Interactive MNIST Application
The MNIST handwritten digits dataset is one of the most iconic when it comes to introducing others to the field of machine learning. At the most basic level, it’s a relatively straightforward classification problem that can be solved with a variety of techniques. My first introduction to neural networks and deep learning was through an MNIST project.
I wanted to take another step in delving a little deeper with what we can uncover about the data, and use this project to showcase techniques and concepts, as the MNIST dataset is already well explored. I was heavily inspired by Chris Olah’s blog on Visualizing MNIST and wanted to do something similar for myself, although this time, allow the user to draw the numbers themselves.
The application allows for users to draw in the left-most black box and outputs the 28x28 downsampled image to the right. This lets us directly see the image going into the various algorithms. There are two direct plots, the top being a t-SNE plot of a subset of the MNIST dataset with the user’s generated image included. The bottom is a plot of the first two PCA vectors, and the same subset of images, along with the user’s number.

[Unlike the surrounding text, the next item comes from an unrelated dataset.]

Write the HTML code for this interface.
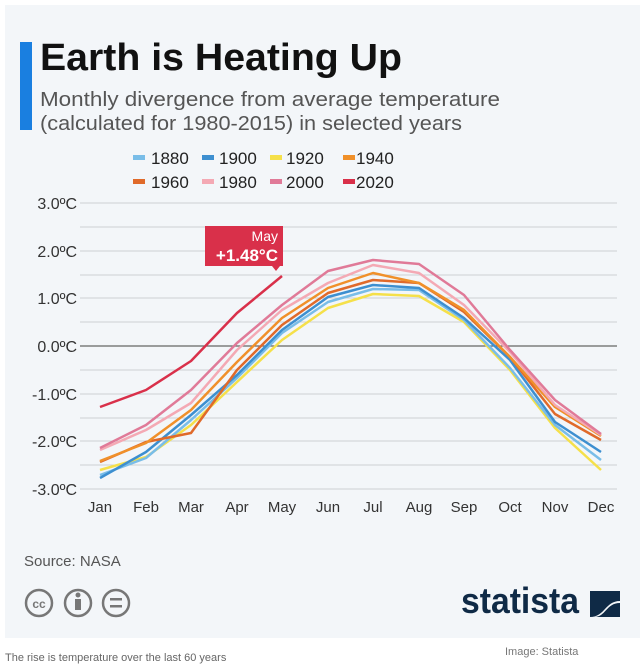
<!DOCTYPE html>
<html><head><meta charset="utf-8"><style>
body{margin:0;width:644px;height:670px;background:#fff;font-family:"Liberation Sans",sans-serif;overflow:hidden;position:relative}
.panel{position:absolute;left:5px;top:5px;width:635px;height:633px;background:#f3f6f9}
</style></head><body>
<div class="panel"></div>
<svg width="644" height="670" style="position:absolute;left:0;top:0" font-family="Liberation Sans, sans-serif">
<rect x="20" y="42" width="12" height="88" fill="#1a7fe0"/>
<text x="40" y="70" font-size="38" font-weight="bold" fill="#111" textLength="362" lengthAdjust="spacingAndGlyphs">Earth is Heating Up</text>
<text x="40" y="106" font-size="20" fill="#555" textLength="460" lengthAdjust="spacingAndGlyphs">Monthly divergence from average temperature</text>
<text x="40" y="130" font-size="20" fill="#555" textLength="422" lengthAdjust="spacingAndGlyphs">(calculated for 1980-2015) in selected years</text>
<g font-size="17" fill="#222">
<rect x="133" y="155" width="12" height="5" fill="#79bde8"/><text x="151" y="164">1880</text>
<rect x="202" y="155" width="12" height="5" fill="#3d8fd0"/><text x="219" y="164">1900</text>
<rect x="270" y="155" width="12" height="5" fill="#f5e04a"/><text x="286" y="164">1920</text>
<rect x="343" y="155" width="12" height="5" fill="#f0902a"/><text x="356" y="164">1940</text>
<rect x="133" y="179" width="12" height="5" fill="#e06a2a"/><text x="151" y="188">1960</text>
<rect x="202" y="179" width="12" height="5" fill="#f4a9b4"/><text x="219" y="188">1980</text>
<rect x="270" y="179" width="12" height="5" fill="#e07a98"/><text x="286" y="188">2000</text>
<rect x="343" y="179" width="12" height="5" fill="#d9304a"/><text x="356" y="188">2020</text>
</g>
<g stroke="#ccd0d4" stroke-width="1">
<line x1="80" x2="617" y1="203" y2="203"/><line x1="80" x2="617" y1="227" y2="227"/><line x1="80" x2="617" y1="251" y2="251"/><line x1="80" x2="617" y1="275" y2="275"/><line x1="80" x2="617" y1="298" y2="298"/><line x1="80" x2="617" y1="322" y2="322"/><line x1="80" x2="617" y1="370" y2="370"/><line x1="80" x2="617" y1="394" y2="394"/><line x1="80" x2="617" y1="418" y2="418"/><line x1="80" x2="617" y1="441" y2="441"/><line x1="80" x2="617" y1="465" y2="465"/><line x1="80" x2="617" y1="489" y2="489"/>
</g>
<line x1="80" x2="617" y1="346" y2="346" stroke="#666" stroke-width="1.2"/>
<g font-size="16" fill="#333" text-anchor="end">
<text x="77" y="209">3.0ºC</text><text x="77" y="257">2.0ºC</text><text x="77" y="304">1.0ºC</text><text x="77" y="352">0.0ºC</text><text x="77" y="400">-1.0ºC</text><text x="77" y="447">-2.0ºC</text><text x="77" y="495">-3.0ºC</text>
</g>
<g font-size="15" fill="#333" text-anchor="middle">
<text x="100" y="512">Jan</text><text x="146" y="512">Feb</text><text x="191" y="512">Mar</text><text x="237" y="512">Apr</text><text x="282" y="512">May</text><text x="328" y="512">Jun</text><text x="373" y="512">Jul</text><text x="419" y="512">Aug</text><text x="464" y="512">Sep</text><text x="510" y="512">Oct</text><text x="555" y="512">Nov</text><text x="601" y="512">Dec</text>
</g>
<g fill="none" stroke-width="2.5" stroke-linejoin="round">
<polyline stroke="#f5e04a" points="100,470 146,457 191,425 237,382 282,340 328,308 373,294 419,296 464,322 510,370 555,428 601,470"/>
<polyline stroke="#79bde8" points="100,475 146,458 191,420 237,378 282,333 328,302 373,289 419,290 464,320 510,368 555,425 601,460"/>
<polyline stroke="#3d8fd0" points="100,478 146,452 191,415 237,375 282,330 328,297 373,285 419,288 464,318 510,360 555,422 601,452"/>
<polyline stroke="#e06a2a" points="100,462 146,442 191,433 237,370 282,325 328,293 373,280 419,283 464,312 510,357 555,414 601,440"/>
<polyline stroke="#f0902a" points="100,461 146,443 191,410 237,362 282,318 328,288 373,273 419,283 464,310 510,357 555,407 601,436"/>
<polyline stroke="#f4a9b4" points="100,450 146,430 191,403 237,350 282,310 328,283 373,265 419,273 464,305 510,352 555,405 601,435"/>
<polyline stroke="#e07a98" points="100,448 146,425 191,390 237,343 282,305 328,271 373,260 419,264 464,295 510,350 555,400 601,434"/>
<polyline stroke="#d9304a" points="100,407 146,390 191,361 237,313 282,276"/>
</g>
<path d="M205,226 H283 V266 H280 L276,271 L272,266 H205 Z" fill="#d9304a"/>
<text x="278" y="241" font-size="14" fill="#fff" text-anchor="end">May</text>
<text x="278" y="261" font-size="17" font-weight="bold" fill="#fff" text-anchor="end">+1.48°C</text>
<text x="24" y="566" font-size="15" fill="#555">Source: NASA</text>
<g fill="none" stroke="#777" stroke-width="2.5">
<circle cx="39" cy="603" r="13"/><circle cx="78" cy="603" r="13"/><circle cx="116" cy="603" r="13"/>
</g>
<text x="39" y="608" font-size="12" font-weight="bold" fill="#777" text-anchor="middle">cc</text>
<circle cx="78" cy="595" r="2.5" fill="#777"/><rect x="75" y="599" width="6" height="11" fill="#777"/>
<rect x="110" y="598" width="12" height="2.5" fill="#777"/><rect x="110" y="605" width="12" height="2.5" fill="#777"/>
<text x="461" y="613" font-size="36" font-weight="bold" fill="#0f2a46" textLength="118" lengthAdjust="spacingAndGlyphs">statista</text>
<path d="M590,591 H620 V601 C605,601 605,617 590,617 Z" fill="#0f2a46"/>
<path d="M620,603 V617 H594 C606,617 606,603 620,603 Z" fill="#0f2a46"/>
<text x="5" y="661" font-size="11" fill="#666">The rise is temperature over the last 60 years</text>
<text x="505" y="655" font-size="11" fill="#777">Image: Statista</text>
</svg>
</body></html>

The right side contains three different models, a standard artificial neural network (ANN), a convolutional neural network (CNN), and a K-nearest neighbhors (KNN) model. We can see that the current “7” being drawn has been rightly predicted by the models, however, its clustering within the PCA and t-SNE are off. Due to the way I drew the “7”, the diagonal slash correlates very heavily with a “1”.
If we open up the PCA Eigenfaces window, we can see what’s going on internally. This method of presentation is the same as Chris Olah’s. By opening the CNN Activations window, we can also see all of the outputs of the convolution layers.
Funky 7
If we take a similar example, except now exaggerate the features of the “7”, we can see how that affects the results of our algorithms. This newly drawn seven is far wider and is pressed further out towards the edges. We can immediately see that the ANN and the KNN wrongly predict the output. The CNN prediction, however, is still correct. On the PCA chart, the new dot is the central gray dot which is clustered near the “6”s.
Let’s see what the eigenfaces and the convolutional layers look like.
We can see from the eigenfaces window that this new “7” has portions well within the positive components (red). This is what caused the number to have a PCA representation much further center than the original “7”. However, if we look at the convolutional layers, especially the second convolution layers, we can see the two major “components” of the 7, the horizontal and the diagonal portions clearly outlined. This indicates that our convolutional layers are able to pick out those features.
Overall, I believed this deeper delve into MNIST helped me understand the algorithms better, as I could see the detailed effects and behaviors on how they handle these unique inputs. I hope by tinkering around and playing with the details, others can gain additional insights from one of the most well known datasets in the field today.